Neither of these are "stepping stone" communities or whatever bullshit. Even if they ARE for some people that's their goddamned business.
He/him and nonbinary lesbians exist!
She/her and nonbinary (mlm)s exist!
Bisexual, pansexual, and omnisexual all exist- they vastly overlap, yeah, but they're different to people who use those labels.
Nonbinary and genderqueer both exist. They both have huge overlaps, but they are different identities!
Genderfluid and bigender both exist! They both overlap at a great margin, but there is a different to people who (are both genders) and people who (flow between both genders)- and that matters to them!
Agender and demigender both exist! They look the same to a lot of people, but they're very different!

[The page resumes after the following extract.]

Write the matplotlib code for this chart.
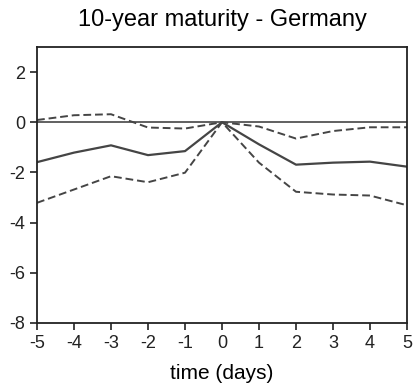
import numpy as np
import matplotlib.pyplot as plt

plt.rcParams['font.family'] = ['Liberation Sans', 'DejaVu Sans']
plt.rcParams['axes.unicode_minus'] = False

dias = [-5, -4, -3, -2, -1, 0, 1, 2, 3, 4, 5]
media = [-1.59, -1.21, -0.92, -1.31, -1.15, 0, -0.88, -1.69, -1.61, -1.57, -1.77]
superior = [0.09, 0.28, 0.32, -0.21, -0.25, 0, -0.17, -0.65, -0.35, -0.20, -0.20]
inferior = [-3.21, -2.68, -2.15, -2.39, -2.01, 0, -1.61, -2.77, -2.88, -2.92, -3.31]

cor = '#454545'

fig = plt.figure(figsize=(4.14, 3.89), dpi=100)
ax = fig.add_axes([0.0894, 0.1697, 0.8937, 0.7095])

ax.axhline(0, color=cor, lw=1.2)
ax.plot(dias, media, color=cor, lw=1.6)
ax.plot(dias, superior, color=cor, lw=1.4, ls=(0, (4, 2)))
ax.plot(dias, inferior, color=cor, lw=1.4, ls=(0, (4, 2)))

ax.set_xlim(-5, 5)
ax.set_ylim(-8, 3)
ax.set_xticks(dias)
ax.set_xticklabels([str(d) for d in dias])
ax.set_yticks([-8, -6, -4, -2, 0, 2])
ax.tick_params(direction='out', length=5, width=1.2, labelsize=13, colors='#222222')
for s in ax.spines.values():
    s.set_linewidth(1.3)
    s.set_color('#222222')

ax.set_xlabel('time (days)', fontsize=15, labelpad=9)
ax.set_title('10-year maturity - Germany', fontsize=17, pad=15)

fig.savefig('out.png', dpi=100)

And all of these LOOK different for different people. A "cis presenting" person that perfectly matches their agab can still be nonbinary or agender. People us use exclusively she/her or he/him can be genderqueer or demigender.
It really breaks down to: do you want to be seen as [label]? Are you comfortable with it? If people refer to you as it, how do you feel?
I knew a guy who used to call me a lesbian, because when we met, I identified as a they/them lesbian- and it always made me uncomfortable.
"What is a woman?" Well, not me that's for sure.
And the moment you take these things outside of these sorts of spaces, you realize how stupid it is!
Someone on Twitter responded to one of the "Define woman" eye rollers with "define chair, while including everything that is a chair and excluding everything that is not a chair"
The hoity toity ass said something about it being "a device with four legs and a back, primarily for sitting" or something like that, and someone responded with a picture of a horse, saying: Behold, a chair.
Is a horse a chair? By that definition yeah.
But what about stools? They usually don't have backs, are they no longer chairs?
Does a couch particularly count as a chair or is it a separate entity? What about beds? They're used as chairs a lot.
Is a sleeping bag classified as a bed? Many people use them as beds-
The point is language is an increasingly complex discussion, and yeah "words have meaning" meanings that are often left with a huge amount of extra space and the overlapping of other meanings.
Sometimes you just have to accept that some shit is like "every square is a rectangle, but no rectangle is a square"- the difference is that we are living creatures with different experiences and worldviews. We have the ability to say 'I'm kind of a chair, but not a couch' or 'I'm sort of a stool and sort of a chair' or 'actually I'm [insert hyserspecific peice of furniture that was used by a hundred people worldwide before it fell out of disuse]'.
- a transmasc enby; he/they.
"Word have meanings!!!!!!"
You sound like the fucking Royal Academy of Spanish, my dude. Have some cool water and meet a bulldyke who uses bisexual to describe their gender. It'll change your life.